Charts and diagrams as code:
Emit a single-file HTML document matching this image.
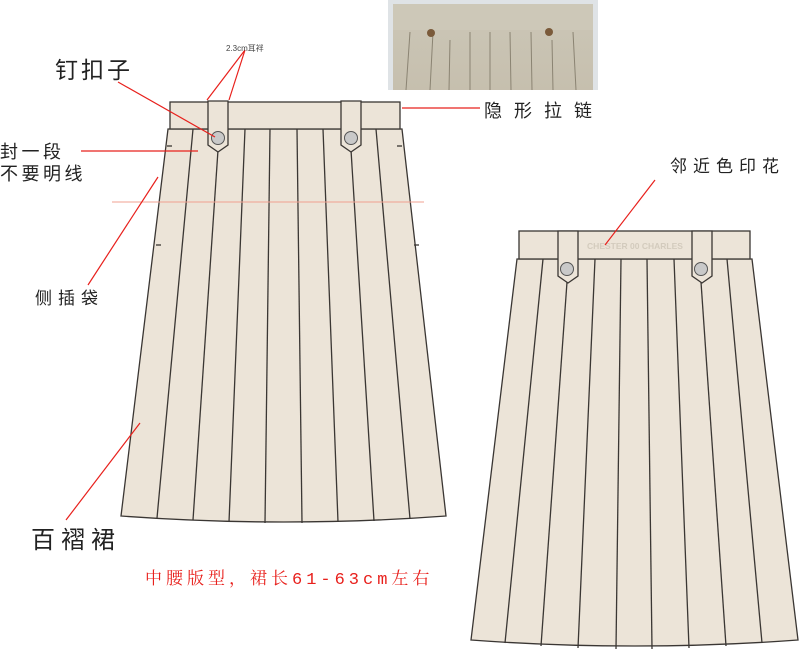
<!DOCTYPE html>
<html><head><meta charset="utf-8"><style>
html,body{margin:0;padding:0;background:#fff;width:800px;height:654px;overflow:hidden}
svg{display:block}
text{font-family:"Liberation Sans","Noto Sans CJK SC",sans-serif}
</style></head><body>
<svg width="800" height="654" viewBox="0 0 800 654" xmlns="http://www.w3.org/2000/svg">
<defs>
<linearGradient id="ph" x1="0" y1="0" x2="0" y2="1">
<stop offset="0" stop-color="#cfd3d4"/><stop offset="0.1" stop-color="#cbc6b6"/><stop offset="1" stop-color="#c6bfae"/>
</linearGradient>
</defs>
<rect x="388" y="0" width="210" height="90" fill="#dfe3e6"/>
<rect x="393" y="4" width="200" height="86" fill="url(#ph)"/>
<rect x="393" y="4" width="200" height="26" fill="#cdc8b8"/>
<g stroke="#8a8372" stroke-width="1">
<line x1="410" y1="32" x2="406" y2="90"/><line x1="433" y1="32" x2="430" y2="90"/>
<line x1="450" y1="40" x2="449" y2="90"/><line x1="470" y1="32" x2="470" y2="90"/>
<line x1="490" y1="32" x2="490" y2="90"/><line x1="510" y1="32" x2="511" y2="90"/>
<line x1="531" y1="32" x2="532" y2="90"/><line x1="552" y1="40" x2="553" y2="90"/>
<line x1="573" y1="32" x2="576" y2="90"/>
</g>
<circle cx="431" cy="33" r="4" fill="#7a5a3a"/><circle cx="549" cy="32" r="4" fill="#7a5a3a"/>

<g stroke="#3a3633" stroke-width="1.3" fill="#ece4d8">
<path d="M168 129 L402 129 L446 516 Q284 528 121 516 Z"/>
<rect x="170" y="102" width="230" height="27"/>
</g>
<g stroke="#3a3633" stroke-width="1.3">
<line x1="193" y1="129" x2="157" y2="518"/>
<line x1="218" y1="150" x2="193" y2="520"/>
<line x1="245" y1="129" x2="229" y2="522"/>
<line x1="270" y1="129" x2="265" y2="523"/>
<line x1="297" y1="129" x2="302" y2="523"/>
<line x1="323" y1="129" x2="338" y2="522"/>
<line x1="351" y1="150" x2="374" y2="521"/>
<line x1="376" y1="129" x2="410" y2="519"/>
<line x1="167" y1="146" x2="172" y2="146"/>
<line x1="397" y1="146" x2="402" y2="146"/>
<line x1="414" y1="245" x2="419" y2="245"/>
<line x1="156" y1="245" x2="161" y2="245"/>
</g>
<g stroke="#3a3633" stroke-width="1.3" fill="#ece4d8">
<path d="M208 101 L228 101 L228 145 L218 152 L208 145 Z"/>
<path d="M341 101 L361 101 L361 145 L351 152 L341 145 Z"/>
</g>
<circle cx="218" cy="138" r="6.5" fill="#c9c9c9" stroke="#555" stroke-width="1"/>
<circle cx="351" cy="138" r="6.5" fill="#c9c9c9" stroke="#555" stroke-width="1"/>
<line x1="112" y1="202" x2="424" y2="202" stroke="#f0a090" stroke-width="1"/>

<g stroke="#3a3633" stroke-width="1.3" fill="#ece4d8">
<path d="M517 259 L752 259 L798 640 Q634 652 471 640 Z"/>
<rect x="519" y="231" width="231" height="28"/>
</g>
<g stroke="#3a3633" stroke-width="1.3">
<line x1="543" y1="259" x2="505" y2="643"/>
<line x1="567" y1="282" x2="541" y2="646"/>
<line x1="595" y1="259" x2="578" y2="648"/>
<line x1="621" y1="259" x2="616" y2="649"/>
<line x1="647" y1="259" x2="652" y2="649"/>
<line x1="674" y1="259" x2="689" y2="648"/>
<line x1="701" y1="282" x2="726" y2="646"/>
<line x1="727" y1="259" x2="762" y2="643"/>
</g>
<g stroke="#3a3633" stroke-width="1.3" fill="#ece4d8">
<path d="M558 231 L578 231 L578 276 L568 283 L558 276 Z"/>
<path d="M692 231 L712 231 L712 276 L702 283 L692 276 Z"/>
</g>
<circle cx="567" cy="269" r="6.5" fill="#c9c9c9" stroke="#555" stroke-width="1"/>
<circle cx="701" cy="269" r="6.5" fill="#c9c9c9" stroke="#555" stroke-width="1"/>
<text x="635" y="249" font-size="8.5" font-weight="bold" fill="#d3cbbd" text-anchor="middle">CHESTER 00 CHARLES</text>

<g stroke="#e8201c" stroke-width="1.2" fill="none">
<line x1="245" y1="50" x2="207" y2="100"/>
<line x1="245" y1="50" x2="229" y2="100"/>
<line x1="118" y1="82" x2="215" y2="137"/>
<line x1="81" y1="151" x2="198" y2="151"/>
<line x1="402" y1="108" x2="480" y2="108"/>
<line x1="158" y1="177" x2="88" y2="285"/>
<line x1="140" y1="423" x2="66" y2="520"/>
<line x1="655" y1="180" x2="605" y2="245"/>
</g>

<text x="226" y="51" font-size="8" fill="#444">2.3cm耳袢</text>
<text x="55" y="78" font-size="23" fill="#222" letter-spacing="3">钉扣子</text>
<text x="0" y="158" font-size="18" fill="#222" letter-spacing="3.5">封一段</text>
<text x="0" y="180" font-size="18" fill="#222" letter-spacing="3.5">不要明线</text>
<text x="484" y="117" font-size="18" fill="#222" letter-spacing="12">隐形拉链</text>
<text x="35" y="304" font-size="17" fill="#222" letter-spacing="6">侧插袋</text>
<text x="31" y="548" font-size="24" fill="#222" letter-spacing="6">百褶裙</text>
<text x="145" y="584" font-size="17" fill="#e8201c" letter-spacing="4" style="font-family:'Liberation Mono','Noto Serif CJK SC',monospace">中腰版型，裙长61-63cm左右</text>
<text x="670" y="172" font-size="17" fill="#222" letter-spacing="6">邻近色印花</text>
</svg>
</body></html>
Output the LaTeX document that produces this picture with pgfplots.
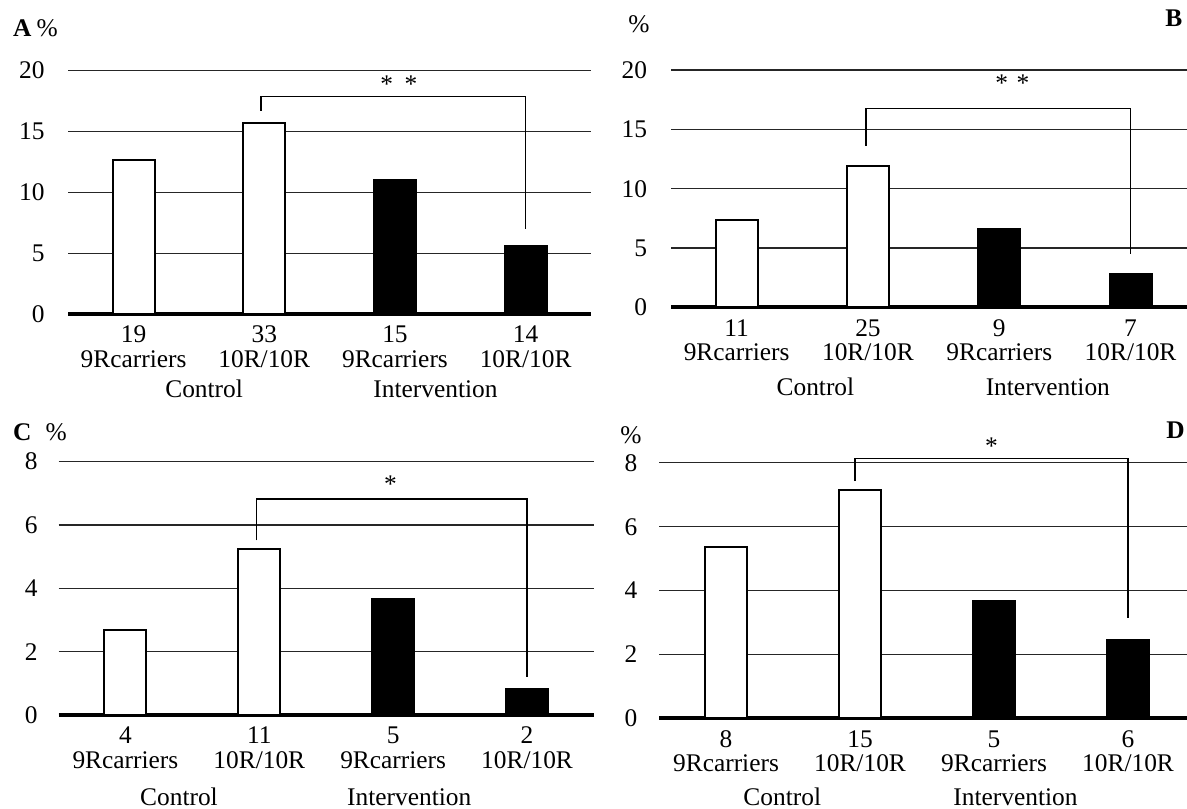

= EXERCISE INSTRUCTIONS =
Go through the listing above and quote it exactly, apart from its images.

= FINISHED ANSWER =
Emit a single-file HTML document matching this image.
<!DOCTYPE html>
<html><head><meta charset="utf-8"><style>
html,body{margin:0;padding:0;background:#fff;width:800px;height:654px;overflow:hidden}
svg{display:block}
text{font-family:"Liberation Sans","Noto Sans CJK SC",sans-serif}
</style></head><body>
<svg width="800" height="654" viewBox="0 0 800 654" xmlns="http://www.w3.org/2000/svg">
<defs>
<linearGradient id="ph" x1="0" y1="0" x2="0" y2="1">
<stop offset="0" stop-color="#cfd3d4"/><stop offset="0.1" stop-color="#cbc6b6"/><stop offset="1" stop-color="#c6bfae"/>
</linearGradient>
</defs>
<rect x="388" y="0" width="210" height="90" fill="#dfe3e6"/>
<rect x="393" y="4" width="200" height="86" fill="url(#ph)"/>
<rect x="393" y="4" width="200" height="26" fill="#cdc8b8"/>
<g stroke="#8a8372" stroke-width="1">
<line x1="410" y1="32" x2="406" y2="90"/><line x1="433" y1="32" x2="430" y2="90"/>
<line x1="450" y1="40" x2="449" y2="90"/><line x1="470" y1="32" x2="470" y2="90"/>
<line x1="490" y1="32" x2="490" y2="90"/><line x1="510" y1="32" x2="511" y2="90"/>
<line x1="531" y1="32" x2="532" y2="90"/><line x1="552" y1="40" x2="553" y2="90"/>
<line x1="573" y1="32" x2="576" y2="90"/>
</g>
<circle cx="431" cy="33" r="4" fill="#7a5a3a"/><circle cx="549" cy="32" r="4" fill="#7a5a3a"/>

<g stroke="#3a3633" stroke-width="1.3" fill="#ece4d8">
<path d="M168 129 L402 129 L446 516 Q284 528 121 516 Z"/>
<rect x="170" y="102" width="230" height="27"/>
</g>
<g stroke="#3a3633" stroke-width="1.3">
<line x1="193" y1="129" x2="157" y2="518"/>
<line x1="218" y1="150" x2="193" y2="520"/>
<line x1="245" y1="129" x2="229" y2="522"/>
<line x1="270" y1="129" x2="265" y2="523"/>
<line x1="297" y1="129" x2="302" y2="523"/>
<line x1="323" y1="129" x2="338" y2="522"/>
<line x1="351" y1="150" x2="374" y2="521"/>
<line x1="376" y1="129" x2="410" y2="519"/>
<line x1="167" y1="146" x2="172" y2="146"/>
<line x1="397" y1="146" x2="402" y2="146"/>
<line x1="414" y1="245" x2="419" y2="245"/>
<line x1="156" y1="245" x2="161" y2="245"/>
</g>
<g stroke="#3a3633" stroke-width="1.3" fill="#ece4d8">
<path d="M208 101 L228 101 L228 145 L218 152 L208 145 Z"/>
<path d="M341 101 L361 101 L361 145 L351 152 L341 145 Z"/>
</g>
<circle cx="218" cy="138" r="6.5" fill="#c9c9c9" stroke="#555" stroke-width="1"/>
<circle cx="351" cy="138" r="6.5" fill="#c9c9c9" stroke="#555" stroke-width="1"/>
<line x1="112" y1="202" x2="424" y2="202" stroke="#f0a090" stroke-width="1"/>

<g stroke="#3a3633" stroke-width="1.3" fill="#ece4d8">
<path d="M517 259 L752 259 L798 640 Q634 652 471 640 Z"/>
<rect x="519" y="231" width="231" height="28"/>
</g>
<g stroke="#3a3633" stroke-width="1.3">
<line x1="543" y1="259" x2="505" y2="643"/>
<line x1="567" y1="282" x2="541" y2="646"/>
<line x1="595" y1="259" x2="578" y2="648"/>
<line x1="621" y1="259" x2="616" y2="649"/>
<line x1="647" y1="259" x2="652" y2="649"/>
<line x1="674" y1="259" x2="689" y2="648"/>
<line x1="701" y1="282" x2="726" y2="646"/>
<line x1="727" y1="259" x2="762" y2="643"/>
</g>
<g stroke="#3a3633" stroke-width="1.3" fill="#ece4d8">
<path d="M558 231 L578 231 L578 276 L568 283 L558 276 Z"/>
<path d="M692 231 L712 231 L712 276 L702 283 L692 276 Z"/>
</g>
<circle cx="567" cy="269" r="6.5" fill="#c9c9c9" stroke="#555" stroke-width="1"/>
<circle cx="701" cy="269" r="6.5" fill="#c9c9c9" stroke="#555" stroke-width="1"/>
<text x="635" y="249" font-size="8.5" font-weight="bold" fill="#d3cbbd" text-anchor="middle">CHESTER 00 CHARLES</text>

<g stroke="#e8201c" stroke-width="1.2" fill="none">
<line x1="245" y1="50" x2="207" y2="100"/>
<line x1="245" y1="50" x2="229" y2="100"/>
<line x1="118" y1="82" x2="215" y2="137"/>
<line x1="81" y1="151" x2="198" y2="151"/>
<line x1="402" y1="108" x2="480" y2="108"/>
<line x1="158" y1="177" x2="88" y2="285"/>
<line x1="140" y1="423" x2="66" y2="520"/>
<line x1="655" y1="180" x2="605" y2="245"/>
</g>

<text x="226" y="51" font-size="8" fill="#444">2.3cm耳袢</text>
<text x="55" y="78" font-size="23" fill="#222" letter-spacing="3">钉扣子</text>
<text x="0" y="158" font-size="18" fill="#222" letter-spacing="3.5">封一段</text>
<text x="0" y="180" font-size="18" fill="#222" letter-spacing="3.5">不要明线</text>
<text x="484" y="117" font-size="18" fill="#222" letter-spacing="12">隐形拉链</text>
<text x="35" y="304" font-size="17" fill="#222" letter-spacing="6">侧插袋</text>
<text x="31" y="548" font-size="24" fill="#222" letter-spacing="6">百褶裙</text>
<text x="145" y="584" font-size="17" fill="#e8201c" letter-spacing="4" style="font-family:'Liberation Mono','Noto Serif CJK SC',monospace">中腰版型，裙长61-63cm左右</text>
<text x="670" y="172" font-size="17" fill="#222" letter-spacing="6">邻近色印花</text>
</svg>
</body></html>
Output the LaTeX document that produces this picture with pgfplots.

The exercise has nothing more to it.